### DIRECTIONS FOR THIS TASK
Leave out every picture, then transcribe the rest of the listing exactly.

### MATERIAL PROVIDED
........
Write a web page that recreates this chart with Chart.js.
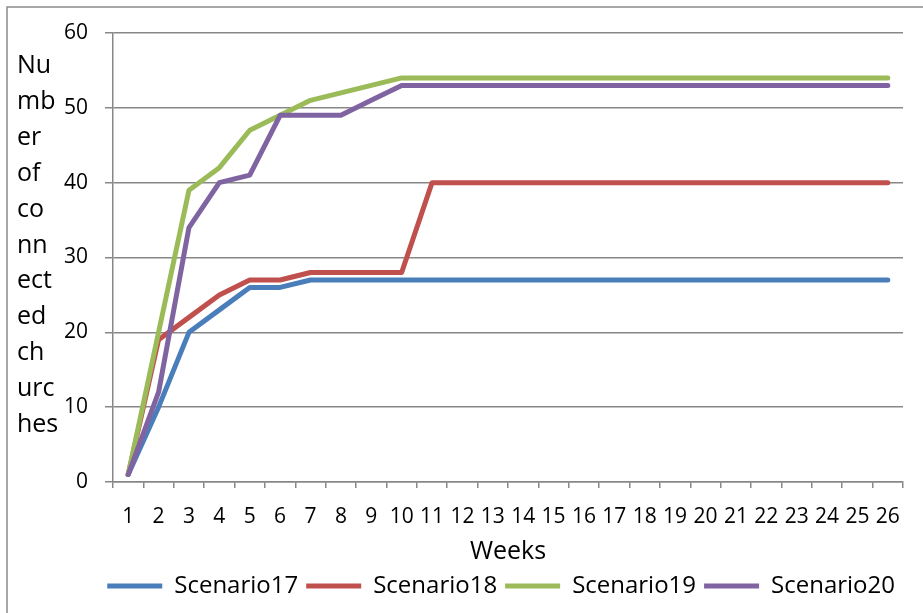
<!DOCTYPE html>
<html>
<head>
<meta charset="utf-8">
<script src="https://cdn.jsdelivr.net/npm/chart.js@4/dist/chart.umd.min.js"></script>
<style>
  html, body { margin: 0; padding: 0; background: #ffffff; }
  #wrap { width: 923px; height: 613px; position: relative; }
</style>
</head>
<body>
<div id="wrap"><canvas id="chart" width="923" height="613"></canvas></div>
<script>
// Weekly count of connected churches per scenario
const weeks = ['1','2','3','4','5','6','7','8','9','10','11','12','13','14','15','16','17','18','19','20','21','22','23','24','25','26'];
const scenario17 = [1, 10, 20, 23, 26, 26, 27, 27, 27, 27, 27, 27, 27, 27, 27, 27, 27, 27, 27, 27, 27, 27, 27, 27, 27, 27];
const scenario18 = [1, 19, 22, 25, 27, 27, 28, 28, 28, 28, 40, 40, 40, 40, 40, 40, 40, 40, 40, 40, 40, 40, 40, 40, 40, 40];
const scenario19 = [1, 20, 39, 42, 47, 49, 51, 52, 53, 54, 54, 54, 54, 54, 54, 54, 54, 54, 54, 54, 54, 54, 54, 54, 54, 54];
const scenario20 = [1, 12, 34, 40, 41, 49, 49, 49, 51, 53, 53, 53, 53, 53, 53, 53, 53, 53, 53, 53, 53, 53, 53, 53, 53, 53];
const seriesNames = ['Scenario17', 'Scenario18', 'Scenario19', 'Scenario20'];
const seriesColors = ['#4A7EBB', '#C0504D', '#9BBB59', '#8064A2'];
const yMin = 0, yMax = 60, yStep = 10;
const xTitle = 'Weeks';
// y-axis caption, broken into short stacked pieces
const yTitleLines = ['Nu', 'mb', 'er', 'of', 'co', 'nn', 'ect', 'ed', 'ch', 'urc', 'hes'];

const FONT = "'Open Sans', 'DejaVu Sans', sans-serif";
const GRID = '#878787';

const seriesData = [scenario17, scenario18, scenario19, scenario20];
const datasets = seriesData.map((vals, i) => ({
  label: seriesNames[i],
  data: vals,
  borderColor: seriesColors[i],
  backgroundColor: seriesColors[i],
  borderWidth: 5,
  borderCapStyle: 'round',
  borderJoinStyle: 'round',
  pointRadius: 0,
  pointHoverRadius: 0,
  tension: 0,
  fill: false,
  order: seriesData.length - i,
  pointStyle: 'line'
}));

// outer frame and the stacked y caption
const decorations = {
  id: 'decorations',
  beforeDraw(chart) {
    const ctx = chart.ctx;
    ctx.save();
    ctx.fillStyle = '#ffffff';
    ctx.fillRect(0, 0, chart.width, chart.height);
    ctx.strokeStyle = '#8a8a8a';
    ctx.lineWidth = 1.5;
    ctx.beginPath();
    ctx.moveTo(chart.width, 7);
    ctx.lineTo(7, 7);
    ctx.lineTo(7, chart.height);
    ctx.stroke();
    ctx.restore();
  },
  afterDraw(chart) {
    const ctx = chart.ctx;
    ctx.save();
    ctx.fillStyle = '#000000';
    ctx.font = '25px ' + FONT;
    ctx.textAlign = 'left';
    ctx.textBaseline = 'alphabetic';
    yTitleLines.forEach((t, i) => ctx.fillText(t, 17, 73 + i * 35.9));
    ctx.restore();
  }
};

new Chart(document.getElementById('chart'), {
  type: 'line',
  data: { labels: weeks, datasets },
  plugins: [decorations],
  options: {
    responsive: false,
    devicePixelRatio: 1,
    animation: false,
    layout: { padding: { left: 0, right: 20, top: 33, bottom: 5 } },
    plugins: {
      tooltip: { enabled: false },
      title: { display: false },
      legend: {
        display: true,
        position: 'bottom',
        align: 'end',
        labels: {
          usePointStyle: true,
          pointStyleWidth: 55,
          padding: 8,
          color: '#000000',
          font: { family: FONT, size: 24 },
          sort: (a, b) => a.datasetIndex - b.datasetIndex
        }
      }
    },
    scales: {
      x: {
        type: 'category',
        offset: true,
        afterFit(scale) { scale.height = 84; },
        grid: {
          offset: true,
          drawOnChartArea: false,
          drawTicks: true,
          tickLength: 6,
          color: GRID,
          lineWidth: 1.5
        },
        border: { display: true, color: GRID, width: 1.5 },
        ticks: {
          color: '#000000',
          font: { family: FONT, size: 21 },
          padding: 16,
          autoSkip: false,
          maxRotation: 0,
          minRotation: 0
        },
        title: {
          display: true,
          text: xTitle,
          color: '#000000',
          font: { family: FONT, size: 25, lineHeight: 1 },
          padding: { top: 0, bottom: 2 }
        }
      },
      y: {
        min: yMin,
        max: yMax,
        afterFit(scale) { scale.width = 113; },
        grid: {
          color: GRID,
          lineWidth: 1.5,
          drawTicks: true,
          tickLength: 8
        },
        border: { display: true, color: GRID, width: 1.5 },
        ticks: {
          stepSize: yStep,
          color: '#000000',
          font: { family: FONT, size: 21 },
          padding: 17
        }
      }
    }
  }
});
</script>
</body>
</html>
........
### REPLY TO THE TASK
Write a web page that recreates this chart with Chart.js.
<!DOCTYPE html>
<html>
<head>
<meta charset="utf-8">
<script src="https://cdn.jsdelivr.net/npm/chart.js@4/dist/chart.umd.min.js"></script>
<style>
  html, body { margin: 0; padding: 0; background: #ffffff; }
  #wrap { width: 923px; height: 613px; position: relative; }
</style>
</head>
<body>
<div id="wrap"><canvas id="chart" width="923" height="613"></canvas></div>
<script>
// Weekly count of connected churches per scenario
const weeks = ['1','2','3','4','5','6','7','8','9','10','11','12','13','14','15','16','17','18','19','20','21','22','23','24','25','26'];
const scenario17 = [1, 10, 20, 23, 26, 26, 27, 27, 27, 27, 27, 27, 27, 27, 27, 27, 27, 27, 27, 27, 27, 27, 27, 27, 27, 27];
const scenario18 = [1, 19, 22, 25, 27, 27, 28, 28, 28, 28, 40, 40, 40, 40, 40, 40, 40, 40, 40, 40, 40, 40, 40, 40, 40, 40];
const scenario19 = [1, 20, 39, 42, 47, 49, 51, 52, 53, 54, 54, 54, 54, 54, 54, 54, 54, 54, 54, 54, 54, 54, 54, 54, 54, 54];
const scenario20 = [1, 12, 34, 40, 41, 49, 49, 49, 51, 53, 53, 53, 53, 53, 53, 53, 53, 53, 53, 53, 53, 53, 53, 53, 53, 53];
const seriesNames = ['Scenario17', 'Scenario18', 'Scenario19', 'Scenario20'];
const seriesColors = ['#4A7EBB', '#C0504D', '#9BBB59', '#8064A2'];
const yMin = 0, yMax = 60, yStep = 10;
const xTitle = 'Weeks';
// y-axis caption, broken into short stacked pieces
const yTitleLines = ['Nu', 'mb', 'er', 'of', 'co', 'nn', 'ect', 'ed', 'ch', 'urc', 'hes'];

const FONT = "'Open Sans', 'DejaVu Sans', sans-serif";
const GRID = '#878787';

const seriesData = [scenario17, scenario18, scenario19, scenario20];
const datasets = seriesData.map((vals, i) => ({
  label: seriesNames[i],
  data: vals,
  borderColor: seriesColors[i],
  backgroundColor: seriesColors[i],
  borderWidth: 5,
  borderCapStyle: 'round',
  borderJoinStyle: 'round',
  pointRadius: 0,
  pointHoverRadius: 0,
  tension: 0,
  fill: false,
  order: seriesData.length - i,
  pointStyle: 'line'
}));

// outer frame and the stacked y caption
const decorations = {
  id: 'decorations',
  beforeDraw(chart) {
    const ctx = chart.ctx;
    ctx.save();
    ctx.fillStyle = '#ffffff';
    ctx.fillRect(0, 0, chart.width, chart.height);
    ctx.strokeStyle = '#8a8a8a';
    ctx.lineWidth = 1.5;
    ctx.beginPath();
    ctx.moveTo(chart.width, 7);
    ctx.lineTo(7, 7);
    ctx.lineTo(7, chart.height);
    ctx.stroke();
    ctx.restore();
  },
  afterDraw(chart) {
    const ctx = chart.ctx;
    ctx.save();
    ctx.fillStyle = '#000000';
    ctx.font = '25px ' + FONT;
    ctx.textAlign = 'left';
    ctx.textBaseline = 'alphabetic';
    yTitleLines.forEach((t, i) => ctx.fillText(t, 17, 73 + i * 35.9));
    ctx.restore();
  }
};

new Chart(document.getElementById('chart'), {
  type: 'line',
  data: { labels: weeks, datasets },
  plugins: [decorations],
  options: {
    responsive: false,
    devicePixelRatio: 1,
    animation: false,
    layout: { padding: { left: 0, right: 20, top: 33, bottom: 5 } },
    plugins: {
      tooltip: { enabled: false },
      title: { display: false },
      legend: {
        display: true,
        position: 'bottom',
        align: 'end',
        labels: {
          usePointStyle: true,
          pointStyleWidth: 55,
          padding: 8,
          color: '#000000',
          font: { family: FONT, size: 24 },
          sort: (a, b) => a.datasetIndex - b.datasetIndex
        }
      }
    },
    scales: {
      x: {
        type: 'category',
        offset: true,
        afterFit(scale) { scale.height = 84; },
        grid: {
          offset: true,
          drawOnChartArea: false,
          drawTicks: true,
          tickLength: 6,
          color: GRID,
          lineWidth: 1.5
        },
        border: { display: true, color: GRID, width: 1.5 },
        ticks: {
          color: '#000000',
          font: { family: FONT, size: 21 },
          padding: 16,
          autoSkip: false,
          maxRotation: 0,
          minRotation: 0
        },
        title: {
          display: true,
          text: xTitle,
          color: '#000000',
          font: { family: FONT, size: 25, lineHeight: 1 },
          padding: { top: 0, bottom: 2 }
        }
      },
      y: {
        min: yMin,
        max: yMax,
        afterFit(scale) { scale.width = 113; },
        grid: {
          color: GRID,
          lineWidth: 1.5,
          drawTicks: true,
          tickLength: 8
        },
        border: { display: true, color: GRID, width: 1.5 },
        ticks: {
          stepSize: yStep,
          color: '#000000',
          font: { family: FONT, size: 21 },
          padding: 17
        }
      }
    }
  }
});
</script>
</body>
</html>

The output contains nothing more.